Copy the lines below as they are; omit the images they contain.

** START **

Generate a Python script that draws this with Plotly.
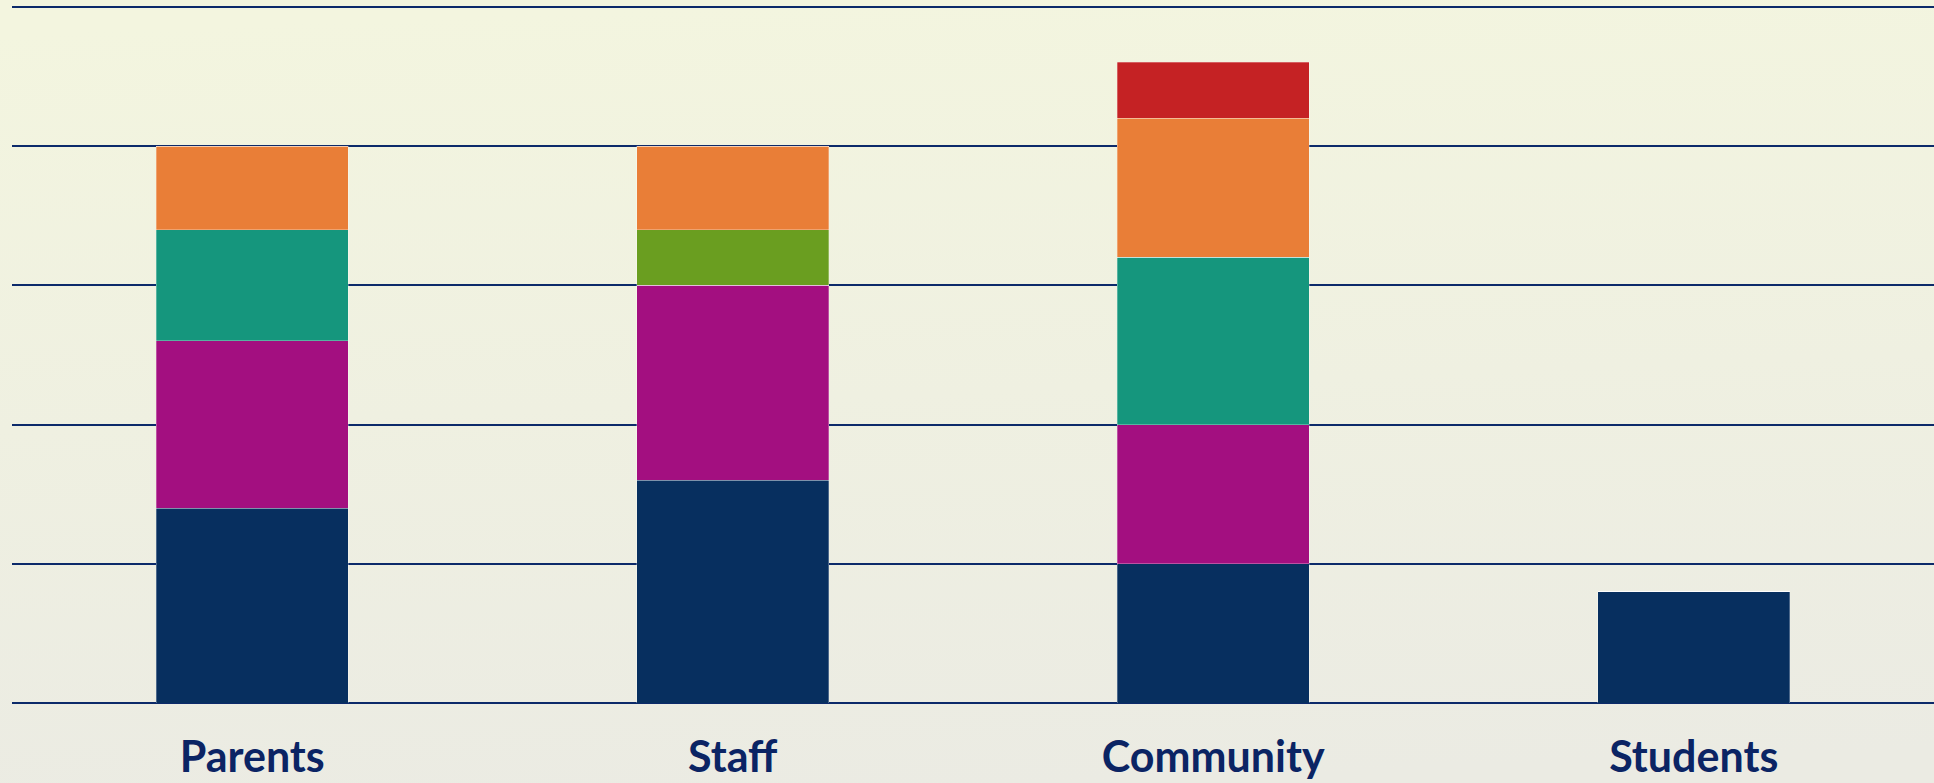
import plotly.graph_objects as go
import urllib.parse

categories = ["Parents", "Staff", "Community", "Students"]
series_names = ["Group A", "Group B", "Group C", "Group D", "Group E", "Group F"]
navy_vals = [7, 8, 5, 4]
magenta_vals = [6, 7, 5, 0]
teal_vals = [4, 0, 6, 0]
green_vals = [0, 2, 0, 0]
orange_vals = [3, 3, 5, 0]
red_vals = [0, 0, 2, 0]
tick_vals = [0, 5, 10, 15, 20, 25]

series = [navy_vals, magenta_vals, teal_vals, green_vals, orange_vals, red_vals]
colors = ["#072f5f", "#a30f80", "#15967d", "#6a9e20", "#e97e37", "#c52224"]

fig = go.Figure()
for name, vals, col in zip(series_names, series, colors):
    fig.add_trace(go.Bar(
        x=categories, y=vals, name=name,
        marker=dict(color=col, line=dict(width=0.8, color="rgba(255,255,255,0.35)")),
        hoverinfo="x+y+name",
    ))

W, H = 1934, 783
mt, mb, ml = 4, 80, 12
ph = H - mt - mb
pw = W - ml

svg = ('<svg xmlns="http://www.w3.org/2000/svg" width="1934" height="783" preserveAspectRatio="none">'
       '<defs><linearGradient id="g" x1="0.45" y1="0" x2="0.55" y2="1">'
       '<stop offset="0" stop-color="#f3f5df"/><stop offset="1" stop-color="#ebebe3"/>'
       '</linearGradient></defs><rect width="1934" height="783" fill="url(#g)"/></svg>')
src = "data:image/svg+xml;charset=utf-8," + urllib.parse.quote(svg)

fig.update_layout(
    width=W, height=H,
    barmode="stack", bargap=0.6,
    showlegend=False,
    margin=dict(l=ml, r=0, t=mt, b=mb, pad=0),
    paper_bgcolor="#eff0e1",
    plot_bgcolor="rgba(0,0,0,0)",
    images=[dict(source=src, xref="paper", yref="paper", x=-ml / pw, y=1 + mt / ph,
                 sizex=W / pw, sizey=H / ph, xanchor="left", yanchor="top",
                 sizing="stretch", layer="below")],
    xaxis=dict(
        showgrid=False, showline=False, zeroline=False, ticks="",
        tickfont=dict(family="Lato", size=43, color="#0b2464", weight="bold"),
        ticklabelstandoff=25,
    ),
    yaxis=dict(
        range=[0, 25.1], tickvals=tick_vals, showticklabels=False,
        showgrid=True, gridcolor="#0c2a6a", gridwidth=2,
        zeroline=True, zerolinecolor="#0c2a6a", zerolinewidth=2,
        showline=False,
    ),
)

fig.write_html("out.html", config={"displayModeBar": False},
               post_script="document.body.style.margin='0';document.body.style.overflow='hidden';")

** END **

Solution to this task
Generate a Python script that draws this with Plotly.
import plotly.graph_objects as go
import urllib.parse

categories = ["Parents", "Staff", "Community", "Students"]
series_names = ["Group A", "Group B", "Group C", "Group D", "Group E", "Group F"]
navy_vals = [7, 8, 5, 4]
magenta_vals = [6, 7, 5, 0]
teal_vals = [4, 0, 6, 0]
green_vals = [0, 2, 0, 0]
orange_vals = [3, 3, 5, 0]
red_vals = [0, 0, 2, 0]
tick_vals = [0, 5, 10, 15, 20, 25]

series = [navy_vals, magenta_vals, teal_vals, green_vals, orange_vals, red_vals]
colors = ["#072f5f", "#a30f80", "#15967d", "#6a9e20", "#e97e37", "#c52224"]

fig = go.Figure()
for name, vals, col in zip(series_names, series, colors):
    fig.add_trace(go.Bar(
        x=categories, y=vals, name=name,
        marker=dict(color=col, line=dict(width=0.8, color="rgba(255,255,255,0.35)")),
        hoverinfo="x+y+name",
    ))

W, H = 1934, 783
mt, mb, ml = 4, 80, 12
ph = H - mt - mb
pw = W - ml

svg = ('<svg xmlns="http://www.w3.org/2000/svg" width="1934" height="783" preserveAspectRatio="none">'
       '<defs><linearGradient id="g" x1="0.45" y1="0" x2="0.55" y2="1">'
       '<stop offset="0" stop-color="#f3f5df"/><stop offset="1" stop-color="#ebebe3"/>'
       '</linearGradient></defs><rect width="1934" height="783" fill="url(#g)"/></svg>')
src = "data:image/svg+xml;charset=utf-8," + urllib.parse.quote(svg)

fig.update_layout(
    width=W, height=H,
    barmode="stack", bargap=0.6,
    showlegend=False,
    margin=dict(l=ml, r=0, t=mt, b=mb, pad=0),
    paper_bgcolor="#eff0e1",
    plot_bgcolor="rgba(0,0,0,0)",
    images=[dict(source=src, xref="paper", yref="paper", x=-ml / pw, y=1 + mt / ph,
                 sizex=W / pw, sizey=H / ph, xanchor="left", yanchor="top",
                 sizing="stretch", layer="below")],
    xaxis=dict(
        showgrid=False, showline=False, zeroline=False, ticks="",
        tickfont=dict(family="Lato", size=43, color="#0b2464", weight="bold"),
        ticklabelstandoff=25,
    ),
    yaxis=dict(
        range=[0, 25.1], tickvals=tick_vals, showticklabels=False,
        showgrid=True, gridcolor="#0c2a6a", gridwidth=2,
        zeroline=True, zerolinecolor="#0c2a6a", zerolinewidth=2,
        showline=False,
    ),
)

fig.write_html("out.html", config={"displayModeBar": False},
               post_script="document.body.style.margin='0';document.body.style.overflow='hidden';")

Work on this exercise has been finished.